I am writing with the response of the Council on Tribunals to the Department for Constitutional Affairs Consultation Paper: Asylum and Immigration Tribunal The Legal Aid Arrangements for Onward Appeals.
Council members were grateful for the opportunity to discuss these proposals at the various consultation events presented by the DCA. Members of the Council or its secretariat were present at the events in London, Edinburgh and Manchester.
The Council's comments do not deal with every aspect of the consultation but are instead confined to two general areas. First, retrospective granting of legal aid. Secondly, the two options proposed for the 'prospects of success' test for legal aid funding outlined in the paper.
The Council recognises that the provisions relating to the retrospective granting of legal aid are already contained in legislation, under section 26 of the Asylum and Immigration (Treatment of Claimants, etc.) Act 2004. However, the relevant provision (section 103D) was only introduced to the original Bill at a late stage, with little opportunity for external commentators to make representations about it. Although the Council recognises that the proposals in the consultation paper are intended to give effect to the wishes of Parliament (Question 3), the Council nevertheless wishes to take this opportunity to register its strong disapproval of section 103D. The Council considers such a provision to be fundamentally unfair. It could have the practical effect of precluding review of the Tribunals' decision in a significant number of meritorious cases.
The Council does not consider either of the two options proposed in the paper to be satisfactory. The Council considers that, despite the assertion to the contrary in the consultation paper, both options come close to creating a "no win, no fee" arrangement for the payment of legal aid fees, with unsuccessful cases likely to be funded only on an exceptional basis. The Council notes that even for established legal aid practitioners it may often prove difficult to judge the full strength of their clients' case before it is finally determined.
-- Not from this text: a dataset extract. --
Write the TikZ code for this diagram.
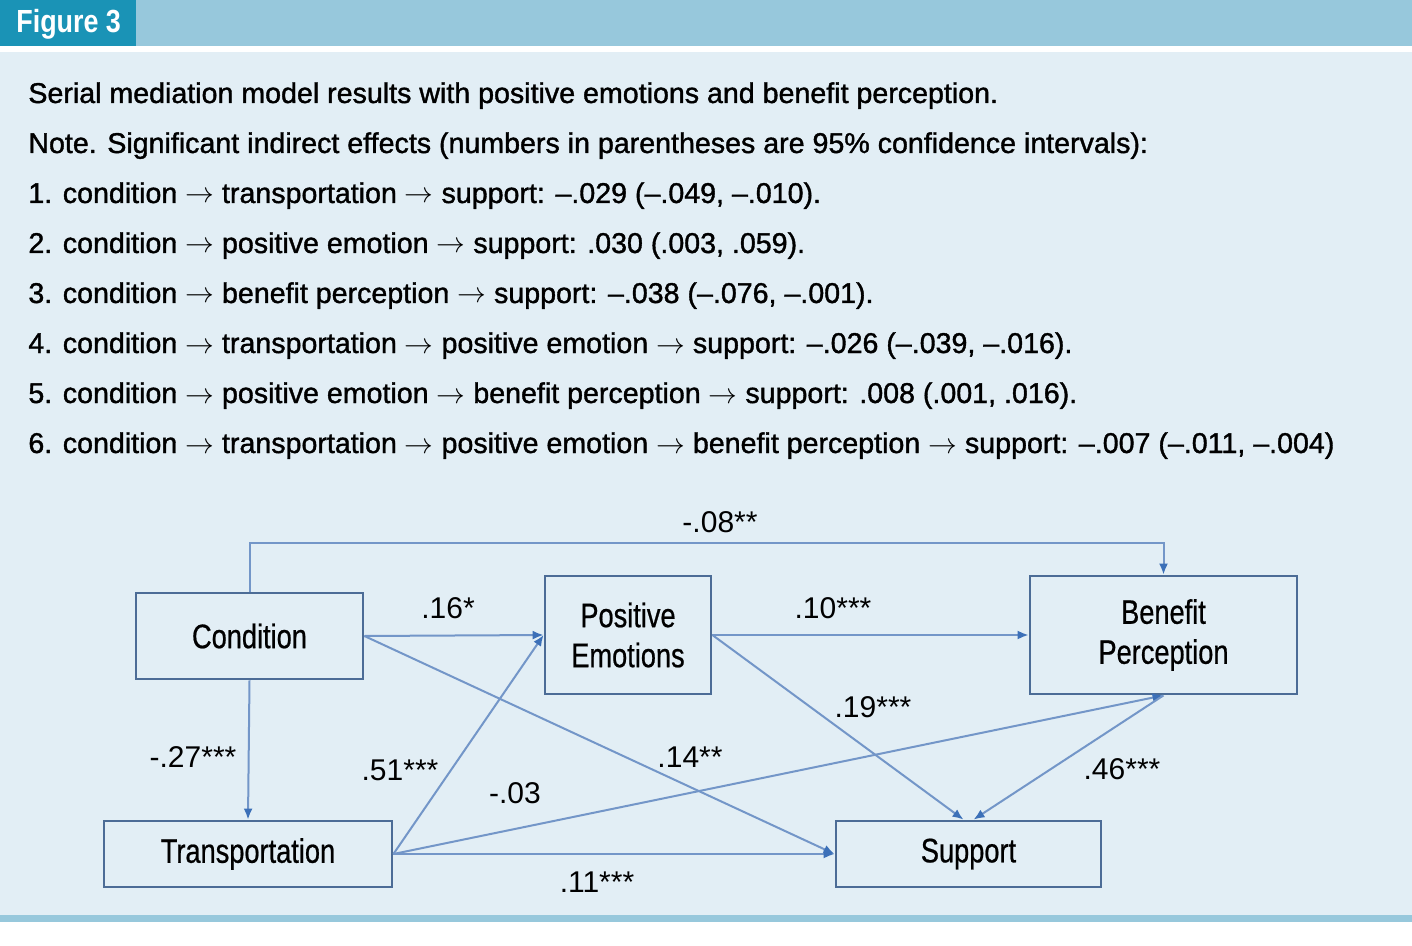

This viewpoint was supported at the consultation events that Council members attended. The Council has major concerns that, under these proposals, an appellant's prospective legal adviser is, in effect, sitting in judgment on a case. The Council considers this to be wrong in principle. Consequently the Council strongly dislikes both options. The proposals will deprive the great majority of appellants who do not have independent means of the benefits of prior funding for a review and reconsideration. The Council considers that neither of these options is satisfactory, but of the two, Option 1 would be less objectionable than Option 2. The Council does so, on the basis that Option 1 requires a less subjective standard to be met in order for the supplier to be successful in his application for retrospective funding.